Charina Chou, the lab’s director and chief operating officer, said during the briefing that while discoveries up to now with quantum are exciting, they “could also have been done using a different tool of classical computing. So our next challenge we’re looking at is this: Can we show beyond classical performance? That is performance that is not possible, really realistically, on a classical computer, on an application with real-world impact. … Nobody has yet demonstrated this in the NISQ [Noisy Intermediate-Scale Quantum] era, the era we are in before full-scale quantum error correction.”
It’s a goal that other vendors – including Amazon, Microsoft, IBM, and a host of startups – also are pursuing Google’s hope is that Willow is a key step to reaching it.
Quite interesting! It seems there is an open access version of the Nature paper “Quantum error correction below the surface code threshold” ( https://www.nature.com/articles/s41586-024-08449-y ) available at: https://arxiv.org/abs/2408.13687 — it gives the research background behind what went into Sycamore and Willow if I understood well.
In the “Outlook” section of that paper, they note that a 10⁻⁶ error rate may result from 1457 physical qubits (distance-27 logical qubit).
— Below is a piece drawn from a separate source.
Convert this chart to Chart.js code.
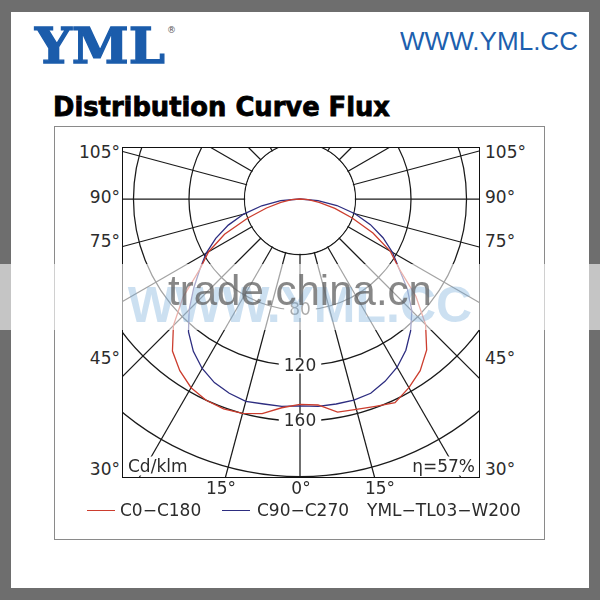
<!DOCTYPE html>
<html><head><meta charset="utf-8">
<script src="https://cdn.jsdelivr.net/npm/chart.js@4.4.0/dist/chart.umd.min.js"></script>
<style>
html,body{margin:0;padding:0;width:600px;height:600px;overflow:hidden;background:#6e6e6e;}
.abs{position:absolute;white-space:nowrap;line-height:1;}
#panel{position:absolute;left:11px;top:12px;width:578px;height:576px;background:#fff;}
#frame{position:absolute;left:54px;top:126px;width:491px;height:414px;box-sizing:border-box;border:1.5px solid #8a8a8a;}
#plot{position:absolute;left:123px;top:148px;width:356px;height:329px;overflow:hidden;background:#fff;}
#plot canvas{position:absolute;left:-163px;top:-289px;}
#plotBorder{position:absolute;left:122px;top:147px;width:358px;height:331px;box-sizing:border-box;border:1.3px solid #111;}
.lbl{font-family:"DejaVu Sans";font-size:17px;color:#2c2c2c;}
#logo{font-family:"DejaVu Serif";font-weight:bold;font-size:49px;color:#1b5cab;-webkit-text-stroke:1.3px #1b5cab;left:35px;top:22px;transform-origin:0 0;}
#reg{font-family:"DejaVu Sans";font-size:9px;color:#555;left:167px;top:26px;}
#url{font-family:"Liberation Sans";font-size:26px;color:#1d5fae;left:400px;top:28px;transform-origin:0 0;}
#title{font-family:"DejaVu Sans";font-weight:bold;font-size:26px;color:#000;-webkit-text-stroke:0.8px #000;left:53px;top:94px;transform-origin:0 0;}
#band{position:absolute;left:0;top:264px;width:600px;height:66px;background:rgba(255,255,255,0.6);}
#wm1{font-family:"Liberation Sans";font-size:42px;color:rgba(95,95,95,0.75);left:300px;top:291px;transform:translate(-50%,-50%);}
#wm2{font-family:"Liberation Sans";font-weight:bold;font-size:50px;color:rgba(110,165,215,0.35);left:300px;top:305px;transform:translate(-50%,-50%);}
</style></head>
<body>
<div id="panel"></div>
<div class="abs" id="logo">YML</div>
<div class="abs" id="reg">®</div>
<div class="abs" id="url">WWW.YML.CC</div>
<div class="abs" id="title">Distribution Curve Flux</div>
<div id="frame"></div>
<div id="plot"><canvas id="c" width="680" height="680" style="width:680px;height:680px"></canvas></div>
<div id="plotBorder"></div>
<div id="labels"></div>
<div id="band"></div>
<div class="abs" id="wm2">WWW.YML.CC</div>
<div class="abs" id="wm1">trade.china.cn</div>
<script>
// ---- data (cd/klm at gamma angles 0..90 step 5, measured from nadir) ----
const gammaAngles = [0,5,10,15,20,25,30,35,40,45,50,55,60,65,70,75,80,85,90];
const redLeft   = [148,151,157,160,161,160,157,151,143,129,110,88,76,60,40,25,14,6,0];
const redRight  = [147,149,156,157,159,162,157,151,142,128,109,87,75,58,40,26,14,6,0];
const blueLeft  = [149,150,150,151,149,146,141,134,125,113,100,88,78,67,55,42,28,14,0];
const blueRight = [149,150,150,150,149,145,140,133,124,114,101,87,77,66,54,41,27,13,0];
const seriesNames = ['C0\u2212C180','C90\u2212C270'];
const seriesColors = ['#cc3d2e','#2d2d80'];
const modelName = 'YML\u2212TL03\u2212W200';
const ringValues = [40,80,120,160,200];
const ringLabelValues = [80,120,160];
const sideLabels = ['105°','90°','75°','45°','30°'];
const bottomLabels = ['15°','0°','15°'];
const unitText = 'Cd/klm';
const effText = '\u03b7=57%';

// full-circle labels every 5 degrees, clockwise from nadir
const circleLabels = [];
for (let i = 0; i < 72; i++) circleLabels.push(String(i * 5));
function fullCircle(left, right) {
  return circleLabels.map((_, i) => i <= 18 ? left[i] : (i >= 54 ? right[72 - i] : 0));
}

const decor = {
  id: 'decor',
  beforeDatasetsDraw(chart) {
    const s = chart.scales.r, ctx = chart.ctx;
    const r0 = s.getDistanceFromCenterForValue(ringValues[0]);
    ctx.save();
    ctx.fillStyle = '#fff';
    ctx.beginPath(); ctx.arc(s.xCenter, s.yCenter, r0 - 0.7, 0, Math.PI * 2); ctx.fill();
    ctx.font = '17px "DejaVu Sans"';
    ctx.textAlign = 'center'; ctx.textBaseline = 'middle';
    ringLabelValues.forEach(v => {
      const d = s.getDistanceFromCenterForValue(v);
      const t = String(v); const w = ctx.measureText(t).width;
      ctx.fillStyle = '#fff';
      ctx.fillRect(s.xCenter - w / 2 - 5, s.yCenter + d - 8, w + 10, 16);
      ctx.fillStyle = '#2c2c2c';
      ctx.fillText(t, s.xCenter, s.yCenter + d + 1);
    });
    ctx.restore();
  }
};

const chart = new Chart(document.getElementById('c'), {
  type: 'radar',
  data: {
    labels: circleLabels,
    datasets: [
      {label: seriesNames[0], data: fullCircle(redLeft, redRight), borderColor: seriesColors[0]},
      {label: seriesNames[1], data: fullCircle(blueLeft, blueRight), borderColor: seriesColors[1]}
    ]
  },
  options: {
    responsive: false, animation: false, devicePixelRatio: 1,
    layout: {padding: 0},
    elements: {line: {borderWidth: 1.3, tension: 0, fill: false}, point: {radius: 0}},
    plugins: {legend: {display: false}, tooltip: {enabled: false}},
    scales: {
      r: {
        startAngle: 180, min: 0, max: 245, beginAtZero: true,
        ticks: {display: false, stepSize: 40},
        pointLabels: {display: false},
        grid: {circular: true, lineWidth: 1.25,
          color: ctx => (ctx.tick && ringValues.includes(ctx.tick.value)) ? '#1a1a1a' : 'rgba(0,0,0,0)'},
        angleLines: {color: '#1a1a1a', lineWidth: ctx => (ctx.index % 3 === 0 ? 1.25 : 0)}
      }
    }
  },
  plugins: [decor]
});

// ---- labels around the plot ----
const L = document.getElementById('labels');
function addLabel(text, x, y, align, extra) {
  const d = document.createElement('div');
  d.className = 'abs lbl'; d.textContent = text;
  d.style.left = x + 'px'; d.style.top = y + 'px';
  const tx = align === 'right' ? '-100%' : (align === 'center' ? '-50%' : '0');
  d.style.transform = 'translate(' + tx + ',-50%)';
  if (extra) Object.assign(d.style, extra);
  L.appendChild(d); return d;
}
const sideY = [152, 197, 241, 358, 469];
sideLabels.forEach((t, i) => { addLabel(t, 120, sideY[i], 'right'); addLabel(t, 485, sideY[i], 'left'); });
const bottomX = [221, 301, 380];
bottomLabels.forEach((t, i) => addLabel(t, bottomX[i], 488, 'center'));
addLabel(unitText, 128, 466, 'left', {background: '#fff', padding: '1px 0'});
addLabel(effText, 475, 466, 'right', {background: '#fff', padding: '1px 0'});

// legend from datasets
const legX = [[87, 120], [222, 257]];
chart.data.datasets.forEach((ds, i) => {
  const ln = document.createElement('div');
  ln.style.cssText = 'position:absolute;height:1.2px;width:28px;top:510px;left:' + legX[i][0] + 'px;background:' + ds.borderColor;
  document.body.appendChild(ln);
  addLabel(ds.label, legX[i][1], 510, 'left');
});
addLabel(modelName, 367, 510, 'left');

// fit header texts to measured widths
function fit(id, target) {
  const el = document.getElementById(id);
  const w = el.getBoundingClientRect().width;
  el.style.transform = 'scaleX(' + (target / w) + ')';
}
fit('logo', 130); fit('url', 178); fit('title', 337);
</script>
</body></html>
Might that suggest the start of a well-behaved “continuum scale” of quantum phenomena?
Reminds me of a Tess Skyrme article from last April ( https://www.eetimes.eu/quantum-computing-the-logical-next-steps/ ) where the required ratios of physical to logical qubits (that vary among modalities) were listed as 2:1 for photonics, 10:1 for neutral atoms and trapped ions, and more than 1,000:1 for the superconducting case. The 1457:1 ratio seems to match that perspective (if superconducting).